"""

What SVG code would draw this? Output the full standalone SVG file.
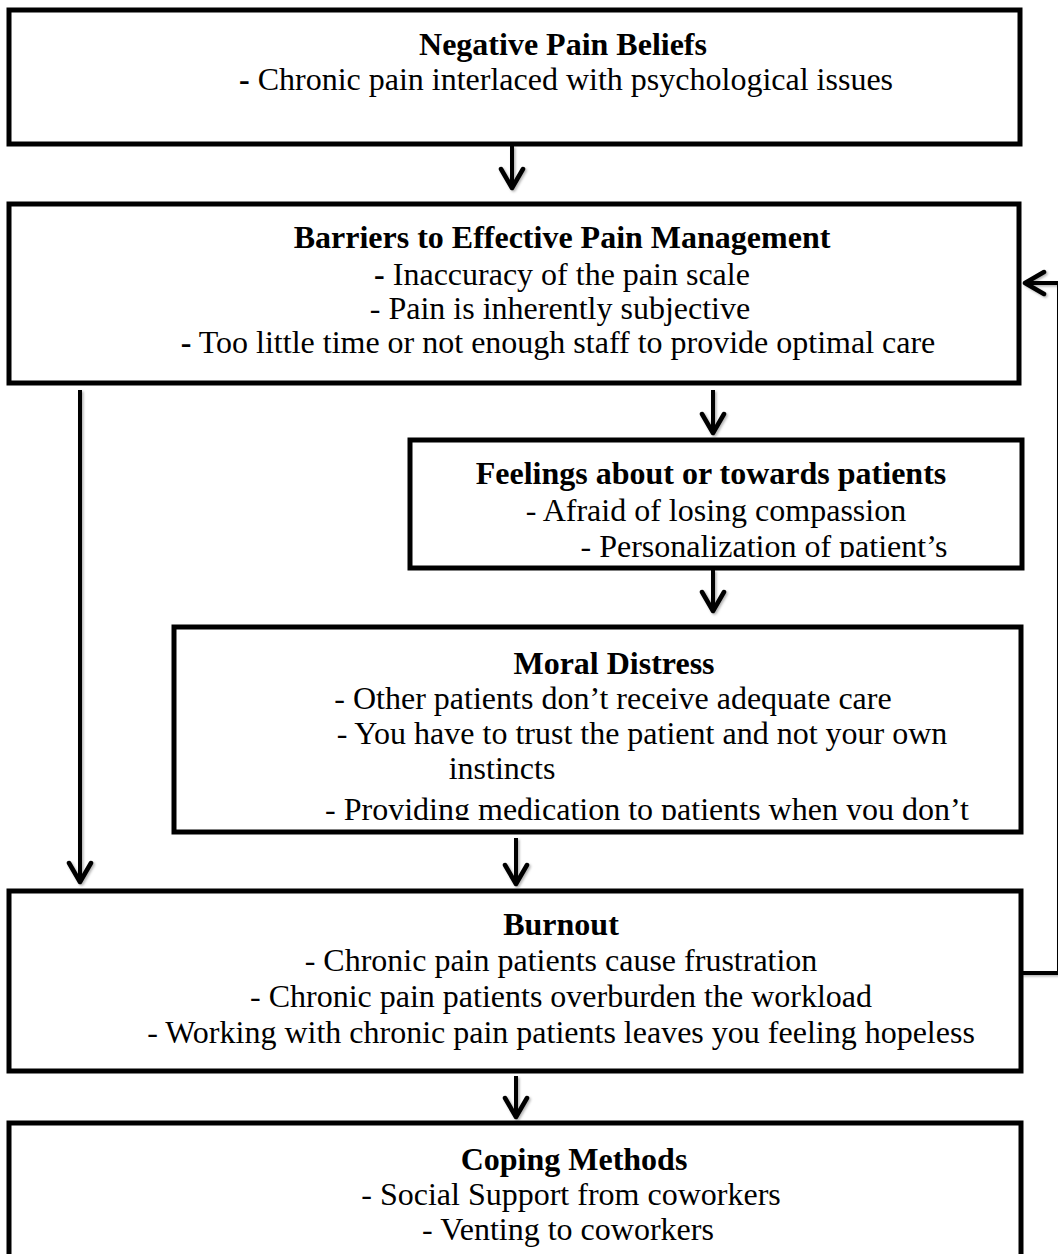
<svg xmlns="http://www.w3.org/2000/svg" width="1058" height="1254" viewBox="0 0 1058 1254">
  <style>
    .box { fill: #ffffff; stroke: #000000; stroke-width: 5; }
    .title { font-family: "Liberation Serif", "Times New Roman", serif; font-weight: bold; font-size: 32px; fill: #000; text-anchor: middle; }
    .item { font-family: "Liberation Serif", "Times New Roman", serif; font-size: 32px; fill: #000; text-anchor: middle; }
    .b { font-weight: bold; }
    .conn { fill: none; stroke: #000000; stroke-width: 4; }
  </style>
  <defs>
    <!-- soft grey shadow under the connector strokes; user-space region so thin lines keep their area -->
    <filter id="soft" filterUnits="userSpaceOnUse" x="0" y="0" width="1058" height="1254">
      <feDropShadow dx="1.5" dy="1.5" stdDeviation="1" flood-color="#000" flood-opacity="0.3"/>
    </filter>
    <marker id="chev" viewBox="0 -14 26 28" refX="22" refY="0" markerWidth="26" markerHeight="28" markerUnits="userSpaceOnUse" orient="auto">
      <path d="M3,-11 L22,0 L3,11" fill="none" stroke="#000" stroke-width="4.5" stroke-linecap="round" stroke-linejoin="round"/>
    </marker>
    <clipPath id="clipFeel"><rect x="412" y="442" width="608" height="116"/></clipPath>
    <clipPath id="clipMoral"><rect x="175" y="629" width="845" height="191"/></clipPath>
  </defs>
  <rect width="1058" height="1254" fill="#ffffff"/>

  <g id="connectors" filter="url(#soft)">
    <line class="conn" x1="512" y1="146" x2="512" y2="188" marker-end="url(#chev)"/>
    <line class="conn" x1="80" y1="390" x2="80" y2="882" marker-end="url(#chev)"/>
    <line class="conn" x1="713" y1="390" x2="713" y2="433" marker-end="url(#chev)"/>
    <line class="conn" x1="713" y1="570" x2="713" y2="611" marker-end="url(#chev)"/>
    <line class="conn" x1="516" y1="838" x2="516" y2="884" marker-end="url(#chev)"/>
    <line class="conn" x1="516" y1="1076" x2="516" y2="1117" marker-end="url(#chev)"/>
    <polyline class="conn" points="1021,973 1059,973 1059,283 1025,283" marker-end="url(#chev)"/>
  </g>

  <g id="negative-pain-beliefs">
    <rect class="box" x="9" y="10" width="1011" height="134"/>
    <text class="title" x="563" y="55">Negative Pain Beliefs</text>
    <text class="item" x="566" y="90"><tspan class="b">-</tspan> Chronic pain interlaced with psychological issues</text>
  </g>

  <g id="barriers">
    <rect class="box" x="9" y="204" width="1010" height="179"/>
    <text class="title" x="562" y="248">Barriers to Effective Pain Management</text>
    <text class="item" x="562" y="285"><tspan class="b">-</tspan> Inaccuracy of the pain scale</text>
    <text class="item" x="560" y="319">- Pain is inherently subjective</text>
    <text class="item" x="558" y="353"><tspan class="b">-</tspan> Too little time or not enough staff to provide optimal care</text>
  </g>

  <g id="feelings">
    <rect class="box" x="410" y="440" width="612" height="128"/>
    <g clip-path="url(#clipFeel)">
      <text class="title" x="711" y="484">Feelings about or towards patients</text>
      <text class="item" x="716" y="521">- Afraid of losing compassion</text>
      <text class="item" x="764" y="557">- Personalization of patient’s</text>
    </g>
  </g>

  <g id="moral-distress">
    <rect class="box" x="174" y="627" width="847" height="205"/>
    <g clip-path="url(#clipMoral)">
      <text class="title" x="614" y="674">Moral Distress</text>
      <text class="item" x="613" y="709">- Other patients don’t receive adequate care</text>
      <text class="item" x="642" y="744">- You have to trust the patient and not your own</text>
      <text class="item" x="502" y="779">instincts</text>
      <text class="item" x="647" y="820">- Providing medication to patients when you don’t</text>
    </g>
  </g>

  <g id="burnout">
    <rect class="box" x="9" y="891" width="1012" height="180"/>
    <text class="title" x="561" y="935">Burnout</text>
    <text class="item" x="561" y="971">- Chronic pain patients cause frustration</text>
    <text class="item" x="561" y="1007">- Chronic pain patients overburden the workload</text>
    <text class="item" x="561" y="1043">- Working with chronic pain patients leaves you feeling hopeless</text>
  </g>

  <g id="coping-methods">
    <rect class="box" x="9" y="1123" width="1012" height="145"/>
    <text class="title" x="574" y="1170">Coping Methods</text>
    <text class="item" x="571" y="1205">- Social Support from coworkers</text>
    <text class="item" x="568" y="1240">- Venting to coworkers</text>
  </g>
</svg>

"""

▶ The problem
Transcribe the whole listing, character for character, but not its images.

▶ Solution
What SVG code would draw this? Output the full standalone SVG file.
<svg xmlns="http://www.w3.org/2000/svg" width="1058" height="1254" viewBox="0 0 1058 1254">
  <style>
    .box { fill: #ffffff; stroke: #000000; stroke-width: 5; }
    .title { font-family: "Liberation Serif", "Times New Roman", serif; font-weight: bold; font-size: 32px; fill: #000; text-anchor: middle; }
    .item { font-family: "Liberation Serif", "Times New Roman", serif; font-size: 32px; fill: #000; text-anchor: middle; }
    .b { font-weight: bold; }
    .conn { fill: none; stroke: #000000; stroke-width: 4; }
  </style>
  <defs>
    <!-- soft grey shadow under the connector strokes; user-space region so thin lines keep their area -->
    <filter id="soft" filterUnits="userSpaceOnUse" x="0" y="0" width="1058" height="1254">
      <feDropShadow dx="1.5" dy="1.5" stdDeviation="1" flood-color="#000" flood-opacity="0.3"/>
    </filter>
    <marker id="chev" viewBox="0 -14 26 28" refX="22" refY="0" markerWidth="26" markerHeight="28" markerUnits="userSpaceOnUse" orient="auto">
      <path d="M3,-11 L22,0 L3,11" fill="none" stroke="#000" stroke-width="4.5" stroke-linecap="round" stroke-linejoin="round"/>
    </marker>
    <clipPath id="clipFeel"><rect x="412" y="442" width="608" height="116"/></clipPath>
    <clipPath id="clipMoral"><rect x="175" y="629" width="845" height="191"/></clipPath>
  </defs>
  <rect width="1058" height="1254" fill="#ffffff"/>

  <g id="connectors" filter="url(#soft)">
    <line class="conn" x1="512" y1="146" x2="512" y2="188" marker-end="url(#chev)"/>
    <line class="conn" x1="80" y1="390" x2="80" y2="882" marker-end="url(#chev)"/>
    <line class="conn" x1="713" y1="390" x2="713" y2="433" marker-end="url(#chev)"/>
    <line class="conn" x1="713" y1="570" x2="713" y2="611" marker-end="url(#chev)"/>
    <line class="conn" x1="516" y1="838" x2="516" y2="884" marker-end="url(#chev)"/>
    <line class="conn" x1="516" y1="1076" x2="516" y2="1117" marker-end="url(#chev)"/>
    <polyline class="conn" points="1021,973 1059,973 1059,283 1025,283" marker-end="url(#chev)"/>
  </g>

  <g id="negative-pain-beliefs">
    <rect class="box" x="9" y="10" width="1011" height="134"/>
    <text class="title" x="563" y="55">Negative Pain Beliefs</text>
    <text class="item" x="566" y="90"><tspan class="b">-</tspan> Chronic pain interlaced with psychological issues</text>
  </g>

  <g id="barriers">
    <rect class="box" x="9" y="204" width="1010" height="179"/>
    <text class="title" x="562" y="248">Barriers to Effective Pain Management</text>
    <text class="item" x="562" y="285"><tspan class="b">-</tspan> Inaccuracy of the pain scale</text>
    <text class="item" x="560" y="319">- Pain is inherently subjective</text>
    <text class="item" x="558" y="353"><tspan class="b">-</tspan> Too little time or not enough staff to provide optimal care</text>
  </g>

  <g id="feelings">
    <rect class="box" x="410" y="440" width="612" height="128"/>
    <g clip-path="url(#clipFeel)">
      <text class="title" x="711" y="484">Feelings about or towards patients</text>
      <text class="item" x="716" y="521">- Afraid of losing compassion</text>
      <text class="item" x="764" y="557">- Personalization of patient’s</text>
    </g>
  </g>

  <g id="moral-distress">
    <rect class="box" x="174" y="627" width="847" height="205"/>
    <g clip-path="url(#clipMoral)">
      <text class="title" x="614" y="674">Moral Distress</text>
      <text class="item" x="613" y="709">- Other patients don’t receive adequate care</text>
      <text class="item" x="642" y="744">- You have to trust the patient and not your own</text>
      <text class="item" x="502" y="779">instincts</text>
      <text class="item" x="647" y="820">- Providing medication to patients when you don’t</text>
    </g>
  </g>

  <g id="burnout">
    <rect class="box" x="9" y="891" width="1012" height="180"/>
    <text class="title" x="561" y="935">Burnout</text>
    <text class="item" x="561" y="971">- Chronic pain patients cause frustration</text>
    <text class="item" x="561" y="1007">- Chronic pain patients overburden the workload</text>
    <text class="item" x="561" y="1043">- Working with chronic pain patients leaves you feeling hopeless</text>
  </g>

  <g id="coping-methods">
    <rect class="box" x="9" y="1123" width="1012" height="145"/>
    <text class="title" x="574" y="1170">Coping Methods</text>
    <text class="item" x="571" y="1205">- Social Support from coworkers</text>
    <text class="item" x="568" y="1240">- Venting to coworkers</text>
  </g>
</svg>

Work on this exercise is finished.